Nambooze, on her part, speaks of a “lack of commitment” on the part of the party leadership to reconcile the party.

“The recent leadership of the party,” she says, “has been built along the lines of victory and humiliation of others.”

Nambooze says Mao’s biggest problem with her is the fact that in the last elections she backed FDC’s Kizza Besigye despite the fact that she was running for Parliament on the DP ticket, which party was fronting Mao for president.

“But he (Mao) also spent most time running around with Besigye in 2006 despite the fact that he was supposed to manage Ssebaana’s campaign,” Nambooze shoots back.
Mao denies the charge of having abandoned Ssebaana to back Besigye, however, saying the only reason he was sometimes missing from Ssebaana’s campaign was because he was himself a candidate campaigning concurrently, running for the Gulu District chair.

WAY FOWARD

Nambooze is just one among a number of DP luminaries who do not break bread with Mao. Kampala Lord Mayor Erias Lukwago is another.

Granted, Lukwago has been kept busy by battles surrounding the office of the Lord Mayor for the past three years or so. But it is also true that there has been clear deliberateness about his silence on matters DP. He would shrug off invitations to comment on issues in DP, saying he needed time to concentrate on fixing Kampala.

At other times, Lukwago seemed to lose interest in the whole idea of strengthening parties, arguing that concentrating on building political parties increased the possibilities of friction among “potential allies”.

But the speculation still remained. Observers reckon that Lukwago could be sizing up a challenge against Mao for the DP presidency as a first step to a possible national presidential bid.

As President Museveni and his agents tightened the noose around Lukwago’s neck at Kampala Capital City Authority, speculation mounted that Lukwago would consider taking on Museveni, something Lukwago has not ruled out. He may want to use DP as a vehicle.

When we spoke to him for this article, Lukwago chose his words deliberately and spoke carefully, as if keen not to give anything away. He declined to comment on whether he would go to Ggaba for the launch of the 60 years celebrations, only showing enthusiasm in talking about the way forward for the party.

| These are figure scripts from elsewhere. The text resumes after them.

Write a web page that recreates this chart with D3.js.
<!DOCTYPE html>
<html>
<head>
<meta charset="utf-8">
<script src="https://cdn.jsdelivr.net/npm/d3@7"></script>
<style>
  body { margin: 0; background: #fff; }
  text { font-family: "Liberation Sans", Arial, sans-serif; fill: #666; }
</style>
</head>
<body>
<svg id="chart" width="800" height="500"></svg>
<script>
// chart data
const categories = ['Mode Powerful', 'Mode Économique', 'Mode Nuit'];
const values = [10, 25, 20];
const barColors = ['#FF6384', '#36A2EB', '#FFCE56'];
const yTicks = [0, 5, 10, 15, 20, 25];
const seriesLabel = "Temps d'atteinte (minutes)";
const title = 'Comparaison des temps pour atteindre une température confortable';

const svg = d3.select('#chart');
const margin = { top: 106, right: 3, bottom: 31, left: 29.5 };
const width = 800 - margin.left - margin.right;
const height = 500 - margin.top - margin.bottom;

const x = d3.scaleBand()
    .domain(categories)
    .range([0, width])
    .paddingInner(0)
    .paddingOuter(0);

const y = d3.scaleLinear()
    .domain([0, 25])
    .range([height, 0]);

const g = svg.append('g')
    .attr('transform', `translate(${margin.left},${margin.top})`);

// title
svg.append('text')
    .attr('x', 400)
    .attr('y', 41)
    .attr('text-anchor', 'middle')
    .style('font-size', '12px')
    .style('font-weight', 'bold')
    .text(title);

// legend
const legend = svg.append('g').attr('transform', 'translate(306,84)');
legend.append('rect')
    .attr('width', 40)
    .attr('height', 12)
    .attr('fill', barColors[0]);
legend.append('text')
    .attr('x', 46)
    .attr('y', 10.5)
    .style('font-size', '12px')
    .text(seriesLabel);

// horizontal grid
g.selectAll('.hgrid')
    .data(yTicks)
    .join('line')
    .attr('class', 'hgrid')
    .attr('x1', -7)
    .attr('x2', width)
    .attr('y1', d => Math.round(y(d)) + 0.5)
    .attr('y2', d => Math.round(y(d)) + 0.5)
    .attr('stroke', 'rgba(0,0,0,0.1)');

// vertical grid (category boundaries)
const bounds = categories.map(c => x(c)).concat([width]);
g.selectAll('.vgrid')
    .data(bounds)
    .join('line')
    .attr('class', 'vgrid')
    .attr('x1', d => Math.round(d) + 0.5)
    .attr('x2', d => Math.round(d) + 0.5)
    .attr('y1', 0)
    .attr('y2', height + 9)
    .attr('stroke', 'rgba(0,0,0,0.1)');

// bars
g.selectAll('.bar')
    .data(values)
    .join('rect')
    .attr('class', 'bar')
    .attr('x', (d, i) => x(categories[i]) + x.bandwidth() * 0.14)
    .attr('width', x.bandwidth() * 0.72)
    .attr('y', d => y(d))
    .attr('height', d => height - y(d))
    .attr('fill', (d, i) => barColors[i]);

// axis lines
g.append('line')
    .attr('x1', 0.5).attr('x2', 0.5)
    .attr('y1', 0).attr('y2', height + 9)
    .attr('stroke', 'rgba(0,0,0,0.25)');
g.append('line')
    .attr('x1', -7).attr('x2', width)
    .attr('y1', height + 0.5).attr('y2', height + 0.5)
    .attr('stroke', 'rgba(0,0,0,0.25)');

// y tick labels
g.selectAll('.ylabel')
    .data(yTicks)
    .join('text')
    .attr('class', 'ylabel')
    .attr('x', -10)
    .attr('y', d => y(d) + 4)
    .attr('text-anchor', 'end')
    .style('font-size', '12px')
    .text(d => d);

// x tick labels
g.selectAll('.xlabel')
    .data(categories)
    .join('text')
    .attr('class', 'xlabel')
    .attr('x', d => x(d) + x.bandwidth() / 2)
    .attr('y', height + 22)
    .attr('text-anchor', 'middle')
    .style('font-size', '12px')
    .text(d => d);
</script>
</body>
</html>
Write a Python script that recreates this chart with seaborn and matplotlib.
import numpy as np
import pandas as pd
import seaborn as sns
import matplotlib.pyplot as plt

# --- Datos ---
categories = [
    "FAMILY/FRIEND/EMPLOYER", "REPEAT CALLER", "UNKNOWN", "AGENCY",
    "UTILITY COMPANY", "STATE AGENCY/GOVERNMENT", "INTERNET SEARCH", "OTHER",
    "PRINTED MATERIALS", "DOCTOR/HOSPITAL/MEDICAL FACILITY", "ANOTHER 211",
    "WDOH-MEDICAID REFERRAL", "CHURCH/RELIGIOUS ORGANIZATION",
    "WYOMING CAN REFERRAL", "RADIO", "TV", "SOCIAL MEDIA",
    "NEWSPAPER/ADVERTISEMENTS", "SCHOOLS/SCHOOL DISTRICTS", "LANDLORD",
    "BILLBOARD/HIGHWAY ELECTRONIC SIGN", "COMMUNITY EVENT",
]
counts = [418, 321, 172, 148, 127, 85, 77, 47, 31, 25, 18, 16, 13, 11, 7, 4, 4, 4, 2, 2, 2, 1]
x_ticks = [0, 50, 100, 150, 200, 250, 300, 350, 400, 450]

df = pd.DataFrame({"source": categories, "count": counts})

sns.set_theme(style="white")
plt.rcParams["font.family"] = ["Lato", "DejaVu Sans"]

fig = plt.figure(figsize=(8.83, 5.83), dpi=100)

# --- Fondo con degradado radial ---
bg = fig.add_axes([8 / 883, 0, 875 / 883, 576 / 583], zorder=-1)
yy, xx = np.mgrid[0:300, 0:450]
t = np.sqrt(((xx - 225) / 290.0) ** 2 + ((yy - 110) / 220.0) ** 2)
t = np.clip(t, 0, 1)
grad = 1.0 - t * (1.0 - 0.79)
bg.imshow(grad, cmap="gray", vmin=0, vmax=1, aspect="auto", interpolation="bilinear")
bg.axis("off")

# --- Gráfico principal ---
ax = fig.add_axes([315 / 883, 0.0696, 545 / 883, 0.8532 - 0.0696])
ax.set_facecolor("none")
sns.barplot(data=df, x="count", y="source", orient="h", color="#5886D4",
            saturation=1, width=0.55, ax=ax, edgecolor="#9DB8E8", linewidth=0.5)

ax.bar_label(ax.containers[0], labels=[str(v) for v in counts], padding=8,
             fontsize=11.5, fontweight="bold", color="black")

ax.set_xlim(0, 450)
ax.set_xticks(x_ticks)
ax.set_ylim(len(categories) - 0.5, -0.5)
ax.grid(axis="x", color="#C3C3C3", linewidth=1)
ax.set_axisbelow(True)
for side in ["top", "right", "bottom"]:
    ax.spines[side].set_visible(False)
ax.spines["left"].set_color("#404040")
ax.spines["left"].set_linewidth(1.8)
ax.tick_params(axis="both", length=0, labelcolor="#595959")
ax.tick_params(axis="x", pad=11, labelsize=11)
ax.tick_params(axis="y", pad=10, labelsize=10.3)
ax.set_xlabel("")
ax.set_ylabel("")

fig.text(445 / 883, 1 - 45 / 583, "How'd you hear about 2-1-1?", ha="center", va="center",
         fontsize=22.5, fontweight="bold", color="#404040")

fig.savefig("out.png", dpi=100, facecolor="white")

Lukwago made a suggestion similar to what Nambooze had put across in a separate interview, calling for “an informal meeting aimed at thrashing out the contentious issues in the party before we go into the formal delegates’ conference”.

The rare happening is that this time round Mao’s idea seems to coincide with what the duo suggests. Mao talks about plans to make “a radical suggestion” to the party’s governing organs to “invite every interested party member to participate in charting the way forward in preparation for the next delegates’ conference”.

It is probably a lesson learnt on Mao’s part, for in the lead up to the February 2010 Mbale delegates’ conference, similar calls for first resolving the sticky issues in the party were ignored, leading to further splintering of the party.

As the infighting deepens and the party splinters, the membership is demoralised and many find their way out of DP.

In the early 2000s, for instance, a number of politicians from northern Uganda – notably Prof Ogenga Latigo, Reagan Okumu, Odonga Otto and Kassiano Wadri – left DP and eventually found a home in FDC.

In the earlier years, a good number had left for the ruling NRM and the exodus has continued, with the latest convert from DP to NRM, being former spokesperson Emmanuel Mwaka Lutukumoi, having been recently named deputy Resident District Commissioner.
Mao knows that many more can leave the party. He also knows that there are many more who can return to the party, especially if he is no longer the leader. The more important point he points at, however, is that democracy is “the most dependable arbiter in all this”.

And this means setting in motion a process of leadership renewal within the party that will be seen by all as free and fair. If Mao does it, as he has pledged, he may by that one act become the most celebrated DP president since Ben Kiwanuka, even if he loses in the process. And the celebration of DP’s 60 years may become that much needed future reference point when the party was put back on its founding ethos of truth and justice.